Hacker News new | ask | show | jobs
by suuuuuuuu 62 days ago
If you think C++ is the best here, then I don't think you've actually worked in this space nor appreciated the actual problems these languages try to solve. In particular because you can't program accelerators with C++.

Memory bandwidth is often the problem, yes. Language abstractions for performance aim to, e.g., automatically manage caches (that must be handled manually in performant GPU code, for instance) with optimized memory tiling and other strategies. Kernel fusion is another nontrivial example that improves effective bandwidth.

Adding on the diversity of hardware that one needs to target (both within and among vendors), i.e., portability not just of function but of performance, makes the need for better tooling abundantly obvious. C++ isn't even an entrant in this space.

2 comments

What?!?

NVidia designs CUDA hardware specifically for the C++ memory model, they went through the trouble to refactor their original hardware across several years, so that all new cards would follow this model, even if PTX was designed as polyglot target.

Additionally, ISO C++ papers like senders/receivers are driven by NVidia employees working on CUDA.

CUDA is not C++. CUDA for GPU kernels is its own language. That's the actual problem requiring new languages or abstractions.
Says those that don't know CUDA.

You can program CUDA in standard C++20, with CUDA libraries hidding the language extensions.

I love when C and C++ dialects are C and C++ when it matters, and not when it doesn't help to sell the ideas being portrayed.

Sorry, I wasn't aware of these developments (having abandoned CUDA for hardware-agnostic solutions before 2020). It doesn't change my point anyway, if it's specific to a single vendor.

I'm extremely dubious that such an opaque abstraction can actually solve the (true) problem. "Not having to write CUDA" is not enough - how do you tune performance? Parallelization strategies, memory prefetching and arrangement in on-chip caches, when to fuse kernels vs. not... I don't doubt the compiler can do these things, but I do doubt that it can know at compile time what variants of kernel transformations will optimize performance on any given hardware. That's the real problem: achieving an abstraction that still gives one enough control to achieve peak performance.

Edit: you tell me if I'm wrong, but it seems that std::par can't even use shared memory, let alone let one control its usage? If so, then my point stands: C++ is not remotely relevant.

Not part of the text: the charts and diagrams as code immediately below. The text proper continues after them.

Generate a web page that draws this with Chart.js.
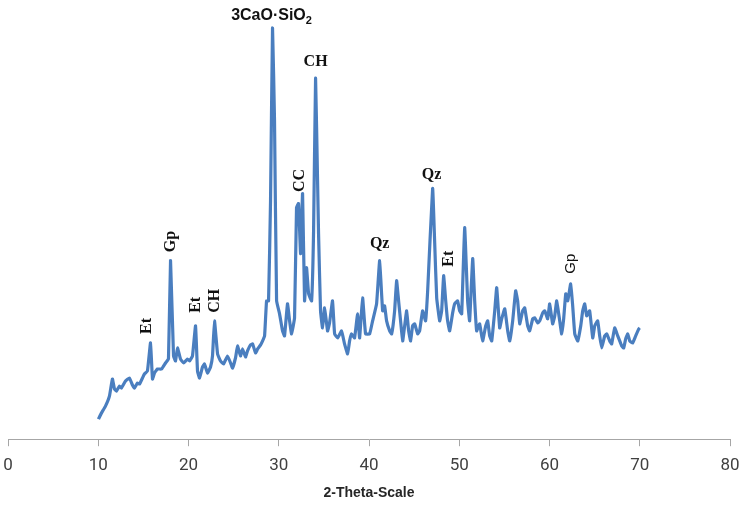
<!DOCTYPE html>
<html>
<head>
<meta charset="utf-8">
<script src="https://cdn.jsdelivr.net/npm/chart.js@4.4.0/dist/chart.umd.min.js"></script>
<style>
  html, body { margin: 0; padding: 0; background: #fff; }
  #wrap { width: 739px; height: 506px; position: relative; }
</style>
</head>
<body>
<div id="wrap"><canvas id="xrd"></canvas></div>
<script>
// XRD pattern (2-theta, relative intensity)
const twoTheta = [
  10.02,10.35,10.80,11.24,11.57,11.80,12.02,12.35,12.57,13.02,13.46,13.79,14.01,14.34,14.57,14.90,15.12,15.45,15.79,16.01,
  16.23,16.56,17.01,17.45,17.78,18.01,18.34,18.56,18.78,19.11,19.45,19.89,20.11,20.44,20.78,21.00,21.22,21.55,21.77,22.11,
  22.44,22.66,22.88,23.22,23.55,23.88,24.33,24.66,24.88,25.21,25.43,25.76,25.99,26.32,26.54,26.87,27.10,27.43,27.66,27.99,
  28.21,28.43,28.65,28.87,29.09,29.31,29.53,29.76,30.09,30.42,30.64,30.97,31.20,31.42,31.75,31.97,32.19,32.42,32.64,32.86,
  33.08,33.31,33.64,33.86,34.08,34.30,34.41,34.63,34.85,35.08,35.41,35.63,35.96,36.19,36.52,36.96,37.29,37.63,37.85,38.07,
  38.40,38.74,38.96,39.29,39.62,40.07,40.40,40.84,41.18,41.51,41.73,41.95,42.29,42.51,42.84,43.06,43.28,43.50,43.73,43.95,
  44.17,44.39,44.61,44.83,45.06,45.39,45.61,45.94,46.27,46.50,47.05,47.27,47.50,47.83,48.05,48.27,48.50,48.71,48.94,49.27,
  49.49,49.82,50.04,50.27,50.60,50.93,51.15,51.49,51.71,51.93,52.26,52.59,52.93,53.15,53.37,53.60,53.93,54.15,54.48,54.70,
  55.04,55.37,55.59,55.92,56.25,56.47,56.70,57.03,57.25,57.58,57.80,58.14,58.36,58.69,58.92,59.25,59.47,59.80,60.02,60.35,
  60.58,60.80,61.13,61.35,61.57,61.80,62.02,62.35,62.57,62.80,63.13,63.46,63.68,63.90,64.12,64.45,64.79,65.01,65.34,65.56,
  65.78,66.12,66.34,66.67,66.89,67.22,67.56,67.78,68.00,68.22,68.44,68.67,68.89,69.22,69.55,69.89,70.00
];
const intensity = [
  20,26,33,43,60,50,48,53,51,58,61,54,51,56,55,61,65,68,96,60,
  66,70,70,76,80,178,83,78,91,80,76,80,78,83,113,68,61,72,75,66,
  72,83,118,85,78,75,83,76,71,81,93,83,90,82,88,94,95,86,90,94,
  98,103,138,138,238,410,318,138,125,108,103,135,118,105,121,231,235,185,245,138,
  171,145,138,208,360,258,205,128,111,131,108,116,138,105,101,108,95,85,98,105,
  101,125,101,141,105,105,118,135,178,128,133,118,108,105,128,158,138,118,98,113,
  128,108,98,113,115,105,108,128,118,148,250,198,141,118,128,163,138,118,108,126,
  135,138,128,125,211,138,118,180,138,108,115,98,113,118,103,98,128,151,111,120,
  130,108,98,118,148,138,115,128,131,113,108,120,121,116,118,126,128,120,135,115,
  123,138,118,105,120,145,138,155,133,105,98,113,128,135,123,128,101,113,118,103,
  91,103,105,98,95,111,103,98,93,91,100,105,98,96,103,110,111
];

// Phase labels: text, 2-theta, intensity, rotated?, font
const phaseText  = ['Et', 'Gp', 'Et', 'CH', 'CC', 'CH', 'Qz', 'Qz', 'Et', 'Gp'];
const phaseX     = [15.35, 18.0, 20.78, 22.88, 32.3, 34.08, 41.18, 46.94, 48.82, 62.35];
const phaseY     = [113, 197, 134, 138, 258, 376, 195, 264, 180, 175];
const phaseRot   = [true, true, true, true, true, false, false, false, true, true];
const phaseSerif = [true, true, true, true, true, true, true, true, true, false];

const xTicks = [0, 10, 20, 30, 40, 50, 60, 70, 80];

const points = twoTheta.map((t, i) => ({ x: t, y: intensity[i] }));

const labelPlugin = {
  id: 'phaseLabels',
  afterDatasetsDraw(chart) {
    const { ctx, scales: { x, y } } = chart;
    ctx.save();
    ctx.fillStyle = '#111';
    ctx.textAlign = 'center';
    ctx.textBaseline = 'middle';
    phaseText.forEach((txt, i) => {
      const px = x.getPixelForValue(phaseX[i]);
      const py = y.getPixelForValue(phaseY[i]);
      ctx.font = phaseSerif[i] ? 'bold 16px "Liberation Serif"' : '15px "Liberation Sans"';
      ctx.save();
      ctx.translate(px, py);
      if (phaseRot[i]) ctx.rotate(-Math.PI / 2);
      ctx.fillText(txt, 0, 0);
      ctx.restore();
    });

    // main peak label with subscript
    const mx = x.getPixelForValue(29.2);
    const my = y.getPixelForValue(422);
    ctx.font = 'bold 16px "Liberation Sans"';
    const main = '3CaO\u00B7SiO';
    const w1 = ctx.measureText(main).width;
    ctx.font = 'bold 11px "Liberation Sans"';
    const w2 = ctx.measureText('2').width;
    const left = mx - (w1 + w2) / 2;
    ctx.textAlign = 'left';
    ctx.font = 'bold 16px "Liberation Sans"';
    ctx.fillText(main, left, my);
    ctx.font = 'bold 11px "Liberation Sans"';
    ctx.fillText('2', left + w1, my + 5);
    ctx.restore();
  }
};

new Chart(document.getElementById('xrd'), {
  type: 'line',
  data: {
    datasets: [{
      data: points,
      borderColor: '#4a7ebf',
      borderWidth: 3.2,
      pointRadius: 0,
      tension: 0.1,
      fill: false,
    }],
  },
  options: {
    responsive: true,
    maintainAspectRatio: false,
    animation: false,
    layout: { padding: { top: 10, left: 8, right: 9, bottom: 2 } },
    plugins: { legend: { display: false }, tooltip: { enabled: false } },
    scales: {
      x: {
        type: 'linear',
        min: 0,
        max: 80,
        afterBuildTicks: (axis) => { axis.ticks = xTicks.map(v => ({ value: v })); },
        afterFit: (axis) => { axis.paddingLeft = 0; axis.paddingRight = 0; },
        grid: { display: true, drawOnChartArea: false, drawTicks: true, tickLength: 7, color: '#a6a6a6' },
        border: { color: '#a6a6a6', width: 1 },
        ticks: { color: '#404040', font: { family: 'Roboto', size: 17, lineHeight: 1.0 }, padding: 11, maxRotation: 0 },
        title: { display: true, text: '2-Theta-Scale', color: '#262626', font: { family: 'Liberation Sans', size: 14, weight: 'bold' }, padding: { top: 0, bottom: 2 } },
      },
      y: {
        display: false,
        min: 0,
        max: 428,
      },
    },
  },
  plugins: [labelPlugin],
});
</script>
</body>
</html>
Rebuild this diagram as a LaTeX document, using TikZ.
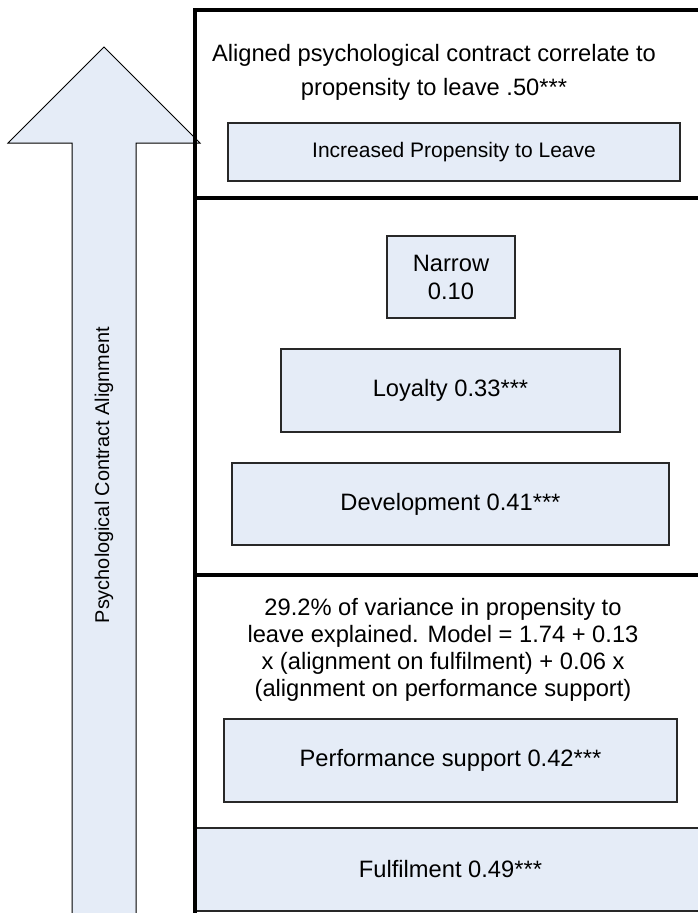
\documentclass[tikz,border=0pt]{standalone}
\usepackage{fontspec}
\setmainfont{Liberation Sans}
\definecolor{boxfill}{RGB}{229,236,247}
\definecolor{boxline}{RGB}{40,40,40}
\begin{document}
\begin{tikzpicture}[x=1pt,y=-1pt,
  bigtext/.style={font=\fontsize{23.7}{27}\selectfont, align=center, inner sep=0pt},
  valbox/.style={draw=boxline, line width=1.1pt, fill=boxfill, inner sep=0pt, align=center,
                 font=\fontsize{23.7}{28}\selectfont},
  frameline/.style={line width=4pt, line cap=rect}]
\useasboundingbox (0,0) rectangle (698,913);
\clip (0,0) rectangle (698,913);
% big arrow
\draw[fill=boxfill, line width=1pt] (72,920) -- (72,143) -- (8,143) -- (104,47) -- (200,143) -- (136,143) -- (136,920);
\node[rotate=90, font=\fontsize{19.9}{22}\selectfont, inner sep=0pt] (axis) at (104,475) {Psychological Contract Alignment};
% frame
\coordinate (ftl) at (195,10);
\coordinate (ftr) at (702,10);
\coordinate (fbl) at (195,920);
\coordinate (d1l) at (195,198);
\coordinate (d1r) at (702,198);
\coordinate (d2l) at (195,575);
\coordinate (d2r) at (702,575);
\draw[frameline] (ftr) -- (ftl) -- (fbl);
\draw[frameline] (d1l) -- (d1r);
\draw[frameline] (d2l) -- (d2r);
% top section
\node[bigtext, font=\fontsize{23.7}{34}\selectfont] (top) at (434,72) {Aligned psychological contract correlate to\\propensity to leave .50***};
\node[valbox, font=\fontsize{21}{24}\selectfont, minimum width=452pt, minimum height=58pt] (inc) at (454,152) {Increased Propensity to Leave};
% middle section
\node[valbox, minimum width=128pt, minimum height=82pt] (narrow) at (451,277) {Narrow\\0.10};
\node[valbox, minimum width=339pt, minimum height=83pt] (loyal) at (450.5,390.5) {Loyalty 0.33***};
\node[valbox, minimum width=437pt, minimum height=82pt] (dev) at (450.5,504) {Development 0.41***};
% bottom section
\node[bigtext] (model) at (443,649.5) {29.2\% of variance in propensity to\\leave explained. Model = 1.74 + 0.13\\x (alignment on fulfilment) + 0.06 x\\(alignment on performance support)};
\node[valbox, minimum width=453pt, minimum height=83pt] (perf) at (450.5,760.5) {Performance support 0.42***};
\node[valbox, minimum width=513pt, minimum height=83pt] (fulfil) at (450.5,869.5) {Fulfilment 0.49***};
\draw[frameline] (195,828) -- (fbl);
\end{tikzpicture}
\end{document}
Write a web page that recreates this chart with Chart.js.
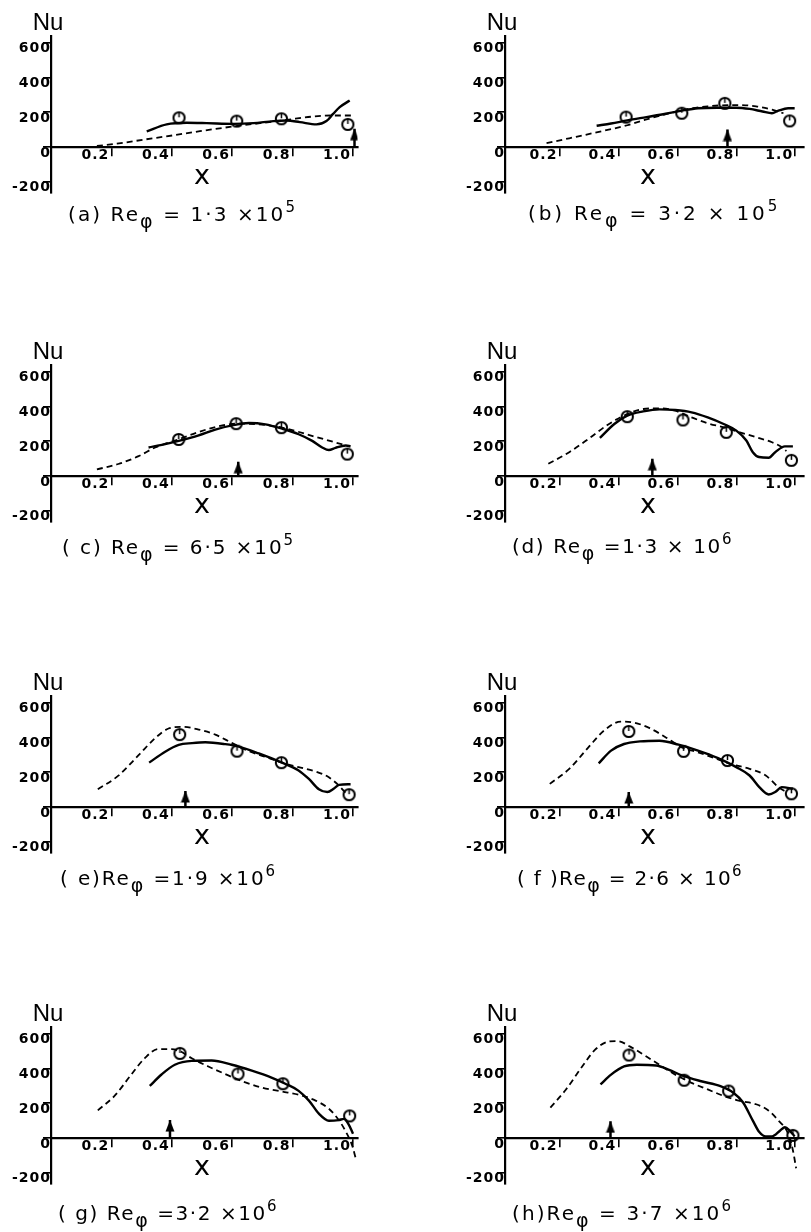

Again, avoiding writing CUDA (etc.) doesn't solve the real problem that high-performance language abstractions aim to address.

So what would be such an HPC language that you're so fond of? A quick web search reveals only languages that use C++/CUDA code as a back end (python), are new and experimental (Julia) or FORTRAN. For what you're talking about none seem all to good, so you've peaked my curiosity.
See https://arxiv.org/abs/2512.17101. I've used some of the tools in the stack they describe (and see Sec 2 for an overview of others). JAX/XLA/etc. are somewhat similar, though still without user control over transformations.

Perhaps part of the reason for the bad takes in this thread is due to taking "language" overly literally (perhaps also the fault of the linked blog post itself). I think one thesis of the above tooling is that, when tuning and generating code (CUDA, OpenCL, what have you) at runtime, the best "languages" for these abstractions are, amusingly, scripting languages like Python. Having CUDA/etc. as a back end without having to hand-write/-transform/-optimize it is indeed the point.

If CUDA is C++ then I'd like to know how you throw and catch exceptions in CUDA kernels.
The same way as people writing C++ code as Google employees do, including LLVM and Chrome.
Wait what!? I have been programming CUDA since 2009 and specifically remember it being pushed to C++ as main development language for the first few years, after a brief "CUDA C extension" period.
CUDA variants extend several programming languages, including C, C++ and Fortran.

None of the extended languages is the same as the same as the base language, in the same way like OpenMP C++ in not the same as C++ or OpenMP Fortran is not the same as Fortran or SYCL is not the same as C++.

The extended languages include both extensions and restrictions of the base language. In the part of a program that will run on a GPU you can do things that cannot be done in the base language, but there also parts of the base language, e.g. of C++, which are forbidden.

All these extended languages have the advantage that you can write in a single source file a complete multithreaded program, which has parts running concurrently on a CPU and part running concurrently on a GPU, but for the best results you must know the rules that apply to the language accepted by each of them. It is possible to write program that run without modification on either a CPU or a GPU, but this is paid by a lower performance on any of them, because such a program uses only generic language features that work on any of them, instead of taking advantage of specific features.

CUDA is not C++. CUDA for GPU kernels is its own language. That's the actual problem requiring new languages or abstractions.